[tex]x=2,\: z=3,\: y=-1[/tex]
1) Let's solve this system. We can start by rewriting it this way:
[tex]\mleft\{\begin{matrix}3x-8y+z=17 \\ -x+y-z=-6 \\ x-3y=5\end{matrix}\mright.[/tex]
Let's pick the 3rd equation and isolate x, from it:
[tex]x=5+3y[/tex]
2) Now, we can plug that into the first and the 2nd equation.
Now let's solve this system to find y
[tex]\begin{gathered} \mleft\{\begin{bmatrix}3\mleft(5+3y\mright)-8y+z=17 \\ -\mleft(5+3y\mright)+y-z=-6\end{bmatrix}\mright? \\ 15+y+z=17 \\ -5-2y-z=-6 \\ ------------- \\ y=-z+2 \\ -5-2(-z+2)-z=-6 \\ -5+2z-4-z=-6 \\ z-9=-6 \\ z=9-6 \\ z=3 \end{gathered}[/tex]

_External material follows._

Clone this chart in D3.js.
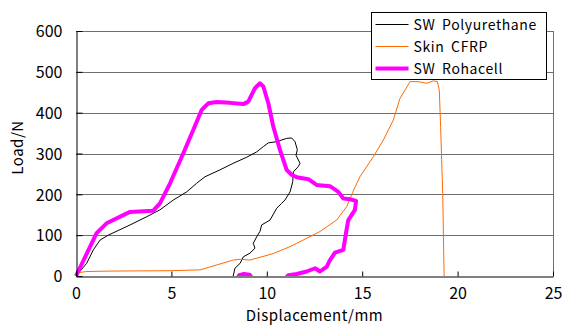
<!DOCTYPE html>
<html lang="en">
<head>
  <meta charset="UTF-8">
  <title>Load vs Displacement</title>
  <script src="https://d3js.org/d3.v7.min.js"></script>
  <style>
    body { margin: 0; background: #fff; }
    text { font-family: "Noto Sans CJK JP", "DejaVu Sans", sans-serif; fill: #000; }
    .tick-label { font-size: 16px; }
    .axis-title { font-size: 15px; letter-spacing: 0.5px; }
    .legend text { font-size: 14px; letter-spacing: 0.6px; word-spacing: 3px; }
  </style>
</head>
<body>
  <svg id="chart" width="563" height="326"></svg>
  <script>
    // series: [displacement mm, load N]
    const polyurethane = [
      [0, 0], [0.56, 31], [0.91, 64], [1.26, 88], [1.69, 100], [2.83, 125], [3.7, 145],
      [4.4, 162], [5.1, 186], [5.8, 206], [6.32, 227], [6.76, 243], [7.55, 260], [8.24, 276],
      [8.95, 291], [9.47, 304], [9.82, 317], [10.08, 326], [10.52, 329], [10.78, 333],
      [11.04, 337], [11.3, 338], [11.48, 329], [11.6, 309], [11.53, 296], [11.74, 276],
      [11.65, 268], [11.39, 255], [11.36, 231], [11.22, 206], [10.95, 186], [10.78, 178],
      [10.52, 166], [10.17, 137], [9.73, 125], [9.64, 109], [9.47, 96], [9.29, 80],
      [9.38, 68], [9.12, 56], [8.77, 47], [8.6, 31], [8.33, 19], [8.24, 0]
    ];
    const skinCfrp = [
      [0, 0], [0.12, 8], [0.56, 11], [1.78, 12], [4.93, 13], [6.5, 15], [7.37, 27],
      [8.24, 39], [8.6, 41], [9.12, 39], [10.34, 55], [11.22, 72], [11.57, 80], [12.79, 109],
      [13.66, 137], [14.19, 170], [14.5, 205], [14.88, 243], [15.58, 292], [16.11, 333],
      [16.63, 382], [16.98, 435], [17.24, 455], [17.51, 476], [17.94, 476], [18.38, 472],
      [18.73, 478], [18.94, 476], [19.04, 455], [19.11, 366], [19.22, 202], [19.29, 7], [19.3, 0]
    ];
    const rohacell = [
      [0, 0], [1.08, 105], [1.6, 129], [2.83, 157], [4.05, 160], [4.4, 178], [4.93, 227],
      [5.62, 300], [6.15, 358], [6.59, 407], [6.94, 423], [7.37, 426], [8.07, 424],
      [8.77, 421], [9.03, 427], [9.38, 460], [9.64, 472], [9.82, 464], [10.08, 423],
      [10.34, 366], [10.69, 309], [11.04, 260], [11.3, 248], [11.57, 242], [12.18, 237],
      [12.61, 223], [13.31, 220], [13.75, 206], [14.01, 190], [14.36, 188], [14.68, 184],
      [14.62, 162], [14.27, 137], [14.15, 105], [14.01, 64], [13.57, 57], [13.31, 39],
      [13.14, 23], [12.79, 11], [12.53, 19], [12.09, 11], [11.57, 5], [11.13, 2], [10.9, -10],
      [9.3, -10], [9.1, 3], [8.8, 5], [8.55, 2], [8.4, -10]
    ];
    const seriesNames = ["SW Polyurethane", "Skin CFRP", "SW Rohacell"];
    const seriesData = [polyurethane, skinCfrp, rohacell];
    const seriesColors = ["#000000", "#ff6a00", "#ff00ff"];
    const seriesWidths = [1, 1, 4];
    const xTicks = [0, 5, 10, 15, 20, 25];
    const yTicks = [0, 100, 200, 300, 400, 500, 600];

    const svg = d3.select("#chart");
    const margin = { left: 76, right: 10, top: 31, bottom: 50 };
    const width = 563 - margin.left - margin.right;
    const height = 326 - margin.top - margin.bottom;

    const x = d3.scaleLinear().domain([0, 25]).range([0, width]);
    const y = d3.scaleLinear().domain([0, 600]).range([height, 0]);

    const g = svg.append("g").attr("transform", `translate(${margin.left},${margin.top})`);

    svg.append("defs").append("clipPath").attr("id", "plot-clip")
      .append("rect").attr("x", -3).attr("y", -3).attr("width", width + 6).attr("height", height + 3);

    // grid lines
    g.selectAll(".grid").data(yTicks.slice(1)).enter().append("line")
      .attr("x1", 0).attr("x2", width)
      .attr("y1", d => Math.round(y(d)) + 0.5).attr("y2", d => Math.round(y(d)) + 0.5)
      .attr("stroke", "#6e6e6e");
    g.append("line")
      .attr("x1", width + 0.5).attr("x2", width + 0.5).attr("y1", 0).attr("y2", height)
      .attr("stroke", "#6e6e6e");

    // lines
    const line = d3.line().x(d => x(d[0])).y(d => y(d[1]));
    const plot = g.append("g").attr("clip-path", "url(#plot-clip)");
    seriesData.forEach((data, i) => {
      plot.append("path")
        .datum(data)
        .attr("d", line)
        .attr("fill", "none")
        .attr("stroke", seriesColors[i])
        .attr("stroke-width", seriesWidths[i])
        .attr("stroke-linejoin", "round");
    });

    // axes
    const xAxis = g.append("g").attr("transform", `translate(0,${height + 0.5})`)
      .call(d3.axisBottom(x).tickValues(xTicks).tickSizeInner(-5).tickSizeOuter(0).tickPadding(11));
    const yAxis = g.append("g").attr("transform", "translate(0.5,0)")
      .call(d3.axisLeft(y).tickValues(yTicks).tickSizeInner(-6).tickSizeOuter(0).tickPadding(14));
    [xAxis, yAxis].forEach(a => {
      a.selectAll("path, line").attr("stroke", "#000");
      a.selectAll("text").attr("class", "tick-label").attr("fill", "#000");
    });
    yAxis.selectAll("text").attr("dy", "0.36em");

    g.append("text").attr("class", "axis-title")
      .attr("x", width / 2).attr("y", height + 45).attr("text-anchor", "middle")
      .text("Displacement/mm");
    svg.append("text").attr("class", "axis-title")
      .attr("transform", `translate(23,${margin.top + height / 2 - 6}) rotate(-90)`)
      .attr("text-anchor", "middle")
      .text("Load/N");

    // legend
    const legend = svg.append("g").attr("class", "legend").attr("transform", "translate(371.5,12.5)");
    legend.append("rect").attr("width", 175).attr("height", 67)
      .attr("fill", "#fff").attr("stroke", "#000");
    seriesNames.forEach((name, i) => {
      const ly = 12 + i * 22;
      legend.append("line").attr("x1", 4).attr("x2", 37).attr("y1", ly).attr("y2", ly)
        .attr("stroke", seriesColors[i]).attr("stroke-width", seriesWidths[i]);
      legend.append("text").attr("x", 42).attr("y", ly).attr("dy", "0.36em").text(name);
    });
  </script>
</body>
</html>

Now, let's find y based on y=-z+2 plug into that z=3
[tex]\begin{gathered} y=-3+2 \\ y=-1 \end{gathered}[/tex]
2.2) And finally, let's find x
[tex]\begin{gathered} x=5+3y \\ x=5+3(-1) \\ x=5-3 \\ x=2 \end{gathered}[/tex]
Hence, the answer is:
[tex]x=2,\: z=3,\: y=-1[/tex]